The opposite was true in the halls of power and on partisan cable news television shows in the U.S. On the home front, bias, denigration and bombast triumphed. On the battlefield, principle, pragmatism and sacrifice prevailed.

At one point over the last decade, I was kidnapped by the Taliban and held captive for seven months. I despised my captors and saw them as a group of criminals masquerading as a pious liberation movement. What struck me was the fact that the Taliban questioned our values.

Americans were selfish, feared death and interested only in the pleasures of this world, they told me. We were greedy, impatient and did not stand by our promises. Any Muslim who worked with us, they said, was as well. The vast majority of Americans I met in the field proved them utterly wrong. So did the moderate Afghan journalist who was kidnapped with me and eventually helped me escape.

I now live a few blocks from the World Trade Center. After bin Laden's death was announced, I went to the site to report on public reaction. Teenagers, most of whom were in grade school on September 11, 2001, chanted ugly slogans.

Four people weren't shouting. A 29-year-old Brooklyn army reservist was about to depart for Afghanistan on his fourth combat tour since 2001. He said he came to pay his respects to the dead. A 25-year-old Pakistani college student said bin Laden had defamed Islam.
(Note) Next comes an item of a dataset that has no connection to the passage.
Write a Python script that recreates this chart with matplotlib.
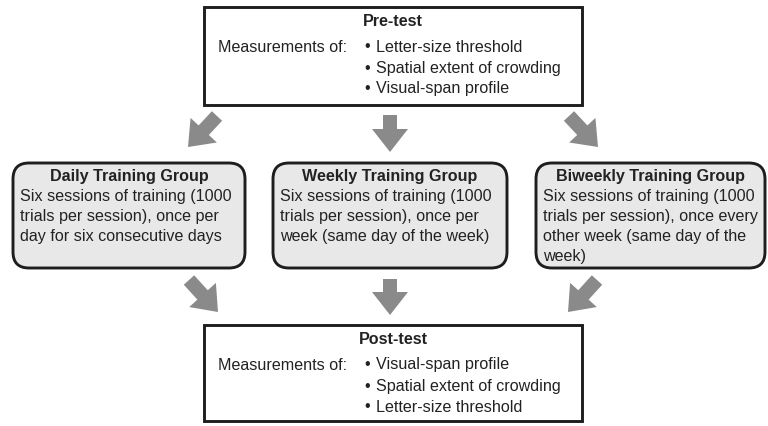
"""
Flow chart of the training study: pre-test, three training groups, post-test.
"""

import matplotlib.pyplot as plt
from matplotlib.patches import FancyBboxPatch, Rectangle, FancyArrow

# Content of the chart.
pre_title = 'Pre-test'
post_title = 'Post-test'
meas_label = 'Measurements of:'
pre_items = ['Letter-size threshold', 'Spatial extent of crowding', 'Visual-span profile']
post_items = ['Visual-span profile', 'Spatial extent of crowding', 'Letter-size threshold']

group_titles = ['Daily Training Group', 'Weekly Training Group', 'Biweekly Training Group']
group_lines = [
    ['Six sessions of training (1000', 'trials per session), once per',
     'day for six consecutive days'],
    ['Six sessions of training (1000', 'trials per session), once per',
     'week (same day of the week)'],
    ['Six sessions of training (1000', 'trials per session), once every',
     'other week (same day of the', 'week)'],
]

plt.rcParams['font.family'] = ['Liberation Sans', 'DejaVu Sans']

edge = '#1e1e1e'
fill = '#e8e8e8'
arrow_c = '#8a8a8a'
txt_c = '#222222'
fs = 11.6

fig = plt.figure(figsize=(7.68, 4.26), dpi=100)
ax = fig.add_axes([0, 0, 1, 1])
ax.set_xlim(0, 768)
ax.set_ylim(426, 0)
ax.axis('off')


def test_box(y0, y1, title, items):
    ax.add_patch(Rectangle((204, y0), 378, y1 - y0, facecolor='white',
                           edgecolor=edge, lw=2.1))
    ax.text(393, y0 + 15, title, ha='center', va='center', fontsize=fs,
            fontweight='bold', color=txt_c)
    ax.text(218, y0 + 40, meas_label, ha='left', va='center', fontsize=fs,
            color=txt_c)
    for i, item in enumerate(items):
        y = y0 + 40 + 21 * i
        ax.text(364, y, '\u2022', ha='left', va='center', fontsize=fs,
                color=txt_c)
        ax.text(376, y, item, ha='left', va='center', fontsize=fs, color=txt_c)


test_box(7, 105, pre_title, pre_items)
test_box(325, 421, post_title, post_items)

# Training group boxes.
boxes = [(13, 245), (273, 507), (536, 765)]
for (x0, x1), title, lines in zip(boxes, group_titles, group_lines):
    ax.add_patch(FancyBboxPatch((x0, 163), x1 - x0, 105,
                                boxstyle='round,pad=0,rounding_size=16',
                                facecolor=fill, edgecolor=edge, lw=2.1))
    ax.text((x0 + x1) / 2, 177, title, ha='center', va='center',
            fontsize=fs, fontweight='bold', color=txt_c)
    for i, line in enumerate(lines):
        ax.text(x0 + 7, 197 + 20 * i, line, ha='left', va='center',
                fontsize=fs, color=txt_c)

# Block arrows: (start x, start y, dx, dy).
arrows = [
    (217, 116, -29, 31), (390, 115, 0, 37), (569, 116, 29, 31),
    (189, 280, 29, 32), (390, 279, 0, 36), (597, 280, -29, 32),
]
for x, y, dx, dy in arrows:
    ax.add_patch(FancyArrow(x, y, dx, dy, width=14, head_width=36,
                            head_length=23, length_includes_head=True,
                            facecolor=arrow_c, edgecolor='none'))

plt.savefig('out.png', dpi=100)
He said he hoped the Al Qaeda leader's demise would reduce tensions between the United States and predominantly Muslim countries.

A 43-year-old businessman from Philadelphia said he hoped bin Laden's killing would end ten years of war, economic collapse and bitter political division. And a 40-year-old construction worker from Queens said he hoped Americans would unite again as they had after 9/11.

"This country needs something to carry us forward," he told me.

Bin Laden's goal was to make Americans more dogmatic, to get us to see the world solely through the distorted lens of religious bigotry. The more we blamed all Muslims, the better for bin Laden. The greater our division and paranoia, the better for Al Qaeda.

The four members of the 9/11 generation who stood silently that night embodied the American values that are slowly defeating Al Qaeda: sacrifice, respect, unity and optimism. They are a new greatest generation.

They show that the lesson of the post-9/11 decade is humility, idealism and optimism, not arrogance, cynicism and division.

(David Rohde is a Reuters columnist and the opinions expressed are his own.)